High-range resolution spectral analysis of precipitation through range imaging of the Chung-Li VHF radar

• Published in: Atmospheric measurement techniques Vol. 11; no. 1; pp. 581 - 592
• Main Authors: Tsai, Shih-Chiao, Chen, Jenn-Shyong, Chu, Yen-Hsyang, Su, Ching-Lun, Chen, Jui-Hsiang
• Format: Journal Article
• Language: English
• Published: Katlenburg-Lindau Copernicus GmbH 31.01.2018; Copernicus Publications
• Subjects: Atmosphere; Atmospheric correction; Colleges & universities; Convective precipitation; Doppler sonar; Echoes; Educational institutions; Electric power distribution; Energy spectra; Frequency ranges; Imaging techniques; Methods; Observations; Power spectra; Precipitation; Precipitation (Meteorology); Pulse duration; Radar; Radar clutter; Radar echoes; Radar imaging; Resolution; Retrieval; Signal processing; Spectra; Spectral analysis; Transmission; Very high frequencies; Weighting functions; Width
• ISSN: 1867-8548; 1867-1381; 1867-8548
• DOI: 10.5194/amt-11-581-2018

Multi-frequency range imaging (RIM) has been operated in the Chung-Li very high-frequency (VHF) radar, located on the campus of National Central University, Taiwan, since 2008. RIM processes the echo signals with a group of closely spaced transmitting frequencies through appropriate inversion methods to obtain high-resolution distribution of echo power in the range direction. This is beneficial to the investigation of the small-scale structure embedded in dynamic atmosphere.
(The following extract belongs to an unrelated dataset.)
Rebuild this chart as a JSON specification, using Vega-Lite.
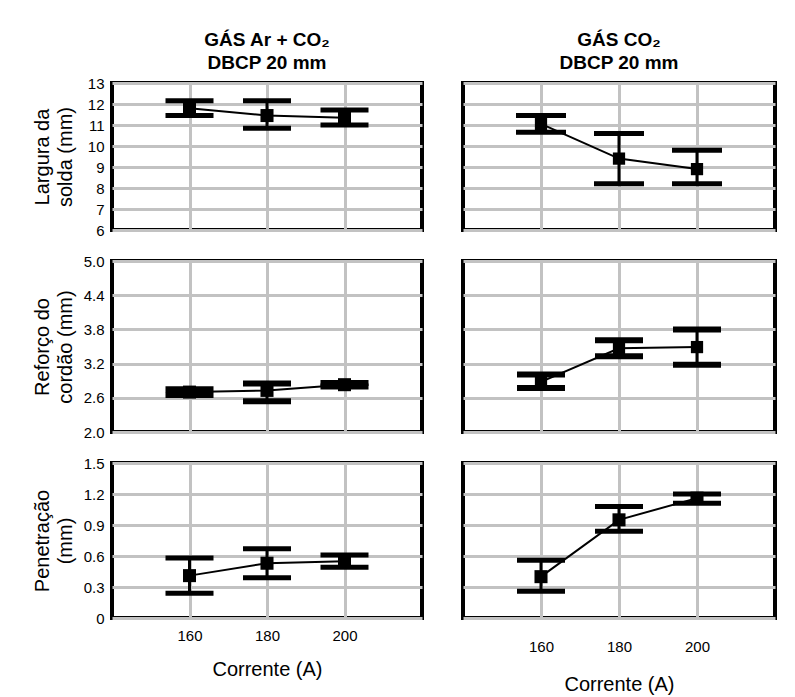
{
  "$schema": "https://vega.github.io/schema/vega-lite/v6.json",
  "padding": {"left": 30, "top": 29, "right": 5, "bottom": 5},
  "background": "white",
  "datasets": {
    "d": [
      {"gas": "ArCO2", "var": "largura", "corrente": 160, "mean": 11.8, "lo": 11.45, "hi": 12.15},
      {"gas": "ArCO2", "var": "largura", "corrente": 180, "mean": 11.45, "lo": 10.85, "hi": 12.15},
      {"gas": "ArCO2", "var": "largura", "corrente": 200, "mean": 11.35, "lo": 11.0, "hi": 11.72},
      {"gas": "CO2", "var": "largura", "corrente": 160, "mean": 11.05, "lo": 10.65, "hi": 11.45},
      {"gas": "CO2", "var": "largura", "corrente": 180, "mean": 9.4, "lo": 8.2, "hi": 10.6},
      {"gas": "CO2", "var": "largura", "corrente": 200, "mean": 8.9, "lo": 8.2, "hi": 9.8},
      {"gas": "ArCO2", "var": "reforco", "corrente": 160, "mean": 2.7, "lo": 2.65, "hi": 2.75},
      {"gas": "ArCO2", "var": "reforco", "corrente": 180, "mean": 2.73, "lo": 2.54, "hi": 2.85},
      {"gas": "ArCO2", "var": "reforco", "corrente": 200, "mean": 2.83, "lo": 2.8, "hi": 2.86},
      {"gas": "CO2", "var": "reforco", "corrente": 160, "mean": 2.88, "lo": 2.77, "hi": 3.01},
      {"gas": "CO2", "var": "reforco", "corrente": 180, "mean": 3.47, "lo": 3.33, "hi": 3.61},
      {"gas": "CO2", "var": "reforco", "corrente": 200, "mean": 3.49, "lo": 3.18, "hi": 3.8},
      {"gas": "ArCO2", "var": "penetracao", "corrente": 160, "mean": 0.41, "lo": 0.24, "hi": 0.58},
      {"gas": "ArCO2", "var": "penetracao", "corrente": 180, "mean": 0.53, "lo": 0.39, "hi": 0.67},
      {"gas": "ArCO2", "var": "penetracao", "corrente": 200, "mean": 0.55, "lo": 0.49, "hi": 0.61},
      {"gas": "CO2", "var": "penetracao", "corrente": 160, "mean": 0.4, "lo": 0.26, "hi": 0.56},
      {"gas": "CO2", "var": "penetracao", "corrente": 180, "mean": 0.95, "lo": 0.84, "hi": 1.08},
      {"gas": "CO2", "var": "penetracao", "corrente": 200, "mean": 1.16, "lo": 1.11, "hi": 1.2}
    ]
  },
  "columns": 2,
  "align": "each",
  "bounds": "flush",
  "spacing": {"row": 31, "column": 41},
  "concat": [
    {
      "width": 310, "height": 147,
      "title": {"text": ["GÁS Ar + CO₂", "DBCP 20 mm"]},
      "data": {"name": "d"},
      "transform": [{"filter": "datum.gas == 'ArCO2' && datum.var == 'largura'"}],
      "encoding": {"x": {"field": "corrente", "type": "quantitative", "scale": {"domain": [140, 220], "nice": false, "zero": false}, "axis": {"values": [160, 180, 200], "labels": false, "title": null}}},
      "layer": [
        {"mark": {"type": "rule", "color": "black", "strokeWidth": 3}, "encoding": {"y": {"field": "lo", "type": "quantitative", "scale": {"domain": [6, 13], "nice": false, "zero": false}, "axis": {"values": [6, 7, 8, 9, 10, 11, 12, 13], "title": ["Largura da", "solda (mm)"]}}, "y2": {"field": "hi"}}},
        {"mark": {"type": "tick", "orient": "horizontal", "color": "black", "thickness": 5, "size": 48, "opacity": 1}, "encoding": {"y": {"field": "lo", "type": "quantitative", "axis": {"values": [6, 7, 8, 9, 10, 11, 12, 13], "title": ["Largura da", "solda (mm)"]}}}},
        {"mark": {"type": "tick", "orient": "horizontal", "color": "black", "thickness": 5, "size": 48, "opacity": 1}, "encoding": {"y": {"field": "hi", "type": "quantitative", "axis": {"values": [6, 7, 8, 9, 10, 11, 12, 13], "title": ["Largura da", "solda (mm)"]}}}},
        {"mark": {"type": "line", "color": "black", "strokeWidth": 2}, "encoding": {"y": {"field": "mean", "type": "quantitative", "axis": {"values": [6, 7, 8, 9, 10, 11, 12, 13], "title": ["Largura da", "solda (mm)"]}}}},
        {"mark": {"type": "point", "shape": "square", "filled": true, "color": "black", "size": 170, "opacity": 1}, "encoding": {"y": {"field": "mean", "type": "quantitative", "axis": {"values": [6, 7, 8, 9, 10, 11, 12, 13], "title": ["Largura da", "solda (mm)"]}}}}
      ]
    },
    {
      "width": 312, "height": 147,
      "title": {"text": ["GÁS  CO₂", "DBCP 20 mm"], "offset": 10},
      "data": {"name": "d"},
      "transform": [{"filter": "datum.gas == 'CO2' && datum.var == 'largura'"}],
      "encoding": {"x": {"field": "corrente", "type": "quantitative", "scale": {"domain": [140, 220], "nice": false, "zero": false}, "axis": {"values": [160, 180, 200], "labels": false, "title": null}}},
      "layer": [
        {"mark": {"type": "rule", "color": "black", "strokeWidth": 3}, "encoding": {"y": {"field": "lo", "type": "quantitative", "scale": {"domain": [6, 13], "nice": false, "zero": false}, "axis": {"values": [6, 7, 8, 9, 10, 11, 12, 13], "labels": false, "title": null}}, "y2": {"field": "hi"}}},
        {"mark": {"type": "tick", "orient": "horizontal", "color": "black", "thickness": 5, "size": 50, "opacity": 1}, "encoding": {"y": {"field": "lo", "type": "quantitative", "axis": {"values": [6, 7, 8, 9, 10, 11, 12, 13], "labels": false, "title": null}}}},
        {"mark": {"type": "tick", "orient": "horizontal", "color": "black", "thickness": 5, "size": 50, "opacity": 1}, "encoding": {"y": {"field": "hi", "type": "quantitative", "axis": {"values": [6, 7, 8, 9, 10, 11, 12, 13], "labels": false, "title": null}}}},
        {"mark": {"type": "line", "color": "black", "strokeWidth": 2}, "encoding": {"y": {"field": "mean", "type": "quantitative", "axis": {"values": [6, 7, 8, 9, 10, 11, 12, 13], "labels": false, "title": null}}}},
        {"mark": {"type": "point", "shape": "square", "filled": true, "color": "black", "size": 150, "opacity": 1}, "encoding": {"y": {"field": "mean", "type": "quantitative", "axis": {"values": [6, 7, 8, 9, 10, 11, 12, 13], "labels": false, "title": null}}}}
      ]
    },
    {
      "width": 310, "height": 171,
      "data": {"name": "d"},
      "transform": [{"filter": "datum.gas == 'ArCO2' && datum.var == 'reforco'"}],
      "encoding": {"x": {"field": "corrente", "type": "quantitative", "scale": {"domain": [140, 220], "nice": false, "zero": false}, "axis": {"values": [160, 180, 200], "labels": false, "title": null}}},
      "layer": [
        {"mark": {"type": "rule", "color": "black", "strokeWidth": 3}, "encoding": {"y": {"field": "lo", "type": "quantitative", "scale": {"domain": [2, 5], "nice": false, "zero": false}, "axis": {"values": [2, 2.6, 3.2, 3.8, 4.4, 5], "format": ".1f", "title": ["Reforço do", "cordão (mm)"]}}, "y2": {"field": "hi"}}},
        {"mark": {"type": "tick", "orient": "horizontal", "color": "black", "thickness": 6, "size": 48, "opacity": 1}, "encoding": {"y": {"field": "lo", "type": "quantitative", "axis": {"values": [2, 2.6, 3.2, 3.8, 4.4, 5], "format": ".1f", "title": ["Reforço do", "cordão (mm)"]}}}},
        {"mark": {"type": "tick", "orient": "horizontal", "color": "black", "thickness": 6, "size": 48, "opacity": 1}, "encoding": {"y": {"field": "hi", "type": "quantitative", "axis": {"values": [2, 2.6, 3.2, 3.8, 4.4, 5], "format": ".1f", "title": ["Reforço do", "cordão (mm)"]}}}},
        {"mark": {"type": "line", "color": "black", "strokeWidth": 2}, "encoding": {"y": {"field": "mean", "type": "quantitative", "axis": {"values": [2, 2.6, 3.2, 3.8, 4.4, 5], "format": ".1f", "title": ["Reforço do", "cordão (mm)"]}}}},
        {"mark": {"type": "point", "shape": "square", "filled": true, "color": "black", "size": 170, "opacity": 1}, "encoding": {"y": {"field": "mean", "type": "quantitative", "axis": {"values": [2, 2.6, 3.2, 3.8, 4.4, 5], "format": ".1f", "title": ["Reforço do", "cordão (mm)"]}}}}
      ]
    },
    {
      "width": 312, "height": 171,
      "data": {"name": "d"},
      "transform": [{"filter": "datum.gas == 'CO2' && datum.var == 'reforco'"}],
      "encoding": {"x": {"field": "corrente", "type": "quantitative", "scale": {"domain": [140, 220], "nice": false, "zero": false}, "axis": {"values": [160, 180, 200], "labels": false, "title": null}}},
      "layer": [
        {"mark": {"type": "rule", "color": "black", "strokeWidth": 3}, "encoding": {"y": {"field": "lo", "type": "quantitative", "scale": {"domain": [2, 5], "nice": false, "zero": false}, "axis": {"values": [2, 2.6, 3.2, 3.8, 4.4, 5], "labels": false, "title": null}}, "y2": {"field": "hi"}}},
        {"mark": {"type": "tick", "orient": "horizontal", "color": "black", "thickness": 6, "size": 48, "opacity": 1}, "encoding": {"y": {"field": "lo", "type": "quantitative", "axis": {"values": [2, 2.6, 3.2, 3.8, 4.4, 5], "labels": false, "title": null}}}},
        {"mark": {"type": "tick", "orient": "horizontal", "color": "black", "thickness": 6, "size": 48, "opacity": 1}, "encoding": {"y": {"field": "hi", "type": "quantitative", "axis": {"values": [2, 2.6, 3.2, 3.8, 4.4, 5], "labels": false, "title": null}}}},
        {"mark": {"type": "line", "color": "black", "strokeWidth": 2}, "encoding": {"y": {"field": "mean", "type": "quantitative", "axis": {"values": [2, 2.6, 3.2, 3.8, 4.4, 5], "labels": false, "title": null}}}},
        {"mark": {"type": "point", "shape": "square", "filled": true, "color": "black", "size": 150, "opacity": 1}, "encoding": {"y": {"field": "mean", "type": "quantitative", "axis": {"values": [2, 2.6, 3.2, 3.8, 4.4, 5], "labels": false, "title": null}}}}
      ]
    },
    {
      "width": 310, "height": 155,
      "data": {"name": "d"},
      "transform": [{"filter": "datum.gas == 'ArCO2' && datum.var == 'penetracao'"}],
      "encoding": {"x": {"field": "corrente", "type": "quantitative", "scale": {"domain": [140, 220], "nice": false, "zero": false}, "axis": {"values": [160, 180, 200], "title": "Corrente (A)", "labelPadding": 10, "titlePadding": 16}}},
      "layer": [
        {"mark": {"type": "rule", "color": "black", "strokeWidth": 3}, "encoding": {"y": {"field": "lo", "type": "quantitative", "scale": {"domain": [0, 1.5], "nice": false, "zero": false}, "axis": {"values": [0, 0.3, 0.6, 0.9, 1.2, 1.5], "format": "~g", "title": ["Penetração", "(mm)"]}}, "y2": {"field": "hi"}}},
        {"mark": {"type": "tick", "orient": "horizontal", "color": "black", "thickness": 5, "size": 48, "opacity": 1}, "encoding": {"y": {"field": "lo", "type": "quantitative", "axis": {"values": [0, 0.3, 0.6, 0.9, 1.2, 1.5], "format": "~g", "title": ["Penetração", "(mm)"]}}}},
        {"mark": {"type": "tick", "orient": "horizontal", "color": "black", "thickness": 5, "size": 48, "opacity": 1}, "encoding": {"y": {"field": "hi", "type": "quantitative", "axis": {"values": [0, 0.3, 0.6, 0.9, 1.2, 1.5], "format": "~g", "title": ["Penetração", "(mm)"]}}}},
        {"mark": {"type": "line", "color": "black", "strokeWidth": 2}, "encoding": {"y": {"field": "mean", "type": "quantitative", "axis": {"values": [0, 0.3, 0.6, 0.9, 1.2, 1.5], "format": "~g", "title": ["Penetração", "(mm)"]}}}},
        {"mark": {"type": "point", "shape": "square", "filled": true, "color": "black", "size": 170, "opacity": 1}, "encoding": {"y": {"field": "mean", "type": "quantitative", "axis": {"values": [0, 0.3, 0.6, 0.9, 1.2, 1.5], "format": "~g", "title": ["Penetração", "(mm)"]}}}}
      ]
    },
    {
      "width": 312, "height": 155,
      "data": {"name": "d"},
      "transform": [{"filter": "datum.gas == 'CO2' && datum.var == 'penetracao'"}],
      "encoding": {"x": {"field": "corrente", "type": "quantitative", "scale": {"domain": [140, 220], "nice": false, "zero": false}, "axis": {"values": [160, 180, 200], "title": "Corrente (A)", "labelPadding": 21, "titlePadding": 20}}},
      "layer": [
        {"mark": {"type": "rule", "color": "black", "strokeWidth": 3}, "encoding": {"y": {"field": "lo", "type": "quantitative", "scale": {"domain": [0, 1.5], "nice": false, "zero": false}, "axis": {"values": [0, 0.3, 0.6, 0.9, 1.2, 1.5], "labels": false, "title": null}}, "y2": {"field": "hi"}}},
        {"mark": {"type": "tick", "orient": "horizontal", "color": "black", "thickness": 5, "size": 48, "opacity": 1}, "encoding": {"y": {"field": "lo", "type": "quantitative", "axis": {"values": [0, 0.3, 0.6, 0.9, 1.2, 1.5], "labels": false, "title": null}}}},
        {"mark": {"type": "tick", "orient": "horizontal", "color": "black", "thickness": 5, "size": 48, "opacity": 1}, "encoding": {"y": {"field": "hi", "type": "quantitative", "axis": {"values": [0, 0.3, 0.6, 0.9, 1.2, 1.5], "labels": false, "title": null}}}},
        {"mark": {"type": "line", "color": "black", "strokeWidth": 2}, "encoding": {"y": {"field": "mean", "type": "quantitative", "axis": {"values": [0, 0.3, 0.6, 0.9, 1.2, 1.5], "labels": false, "title": null}}}},
        {"mark": {"type": "point", "shape": "square", "filled": true, "color": "black", "size": 170, "opacity": 1}, "encoding": {"y": {"field": "mean", "type": "quantitative", "axis": {"values": [0, 0.3, 0.6, 0.9, 1.2, 1.5], "labels": false, "title": null}}}}
      ]
    }
  ],
  "config": {
    "font": "Liberation Sans",
    "view": {"stroke": "black", "strokeWidth": 4},
    "title": {"anchor": "middle", "fontSize": 19, "fontWeight": "bold", "color": "black", "lineHeight": 23, "offset": 3, "font": "Liberation Sans"},
    "axis": {
      "gridColor": "#c2c2c2", "gridWidth": 3, "gridOpacity": 1,
      "ticks": false, "domain": false, "labelOverlap": false,
      "labelFont": "Liberation Sans", "labelFontSize": 15, "labelColor": "black", "labelPadding": 8,
      "titleFont": "Liberation Sans", "titleFontSize": 20, "titleFontWeight": "normal", "titleColor": "black", "titleLineHeight": 23
    },
    "axisY": {"minExtent": 29, "maxExtent": 29, "titlePadding": 8}
  }
}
Five transmitting frequencies were employed in the radar experiment for observation of the precipitating atmosphere during the period between 21 and 23 August 2013. Using the Capon and Fourier methods, the radar echoes were synthesized to retrieve the temporal signals at a smaller range step than the original range resolution defined by the pulse width, and such retrieved temporal signals were then processed in the Doppler frequency domain to identify the atmosphere and precipitation echoes. An analysis called conditional averaging was further executed for echo power, Doppler velocity, and spectral width to verify the potential capabilities of the retrieval processing in resolving small-scale precipitation and atmosphere structures. Point-by-point correction of range delay combined with compensation of range-weighting function effect has been performed during the retrieval of temporal signals to improve the continuity of power spectra at gate boundaries, making the small-scale structures in the power spectra more natural and reasonable. We examined stratiform and convective precipitation and demonstrated their different structured characteristics by means of the Capon-processed results. The new element in this study is the implementation of RIM on spectral analysis, especially for precipitation echoes.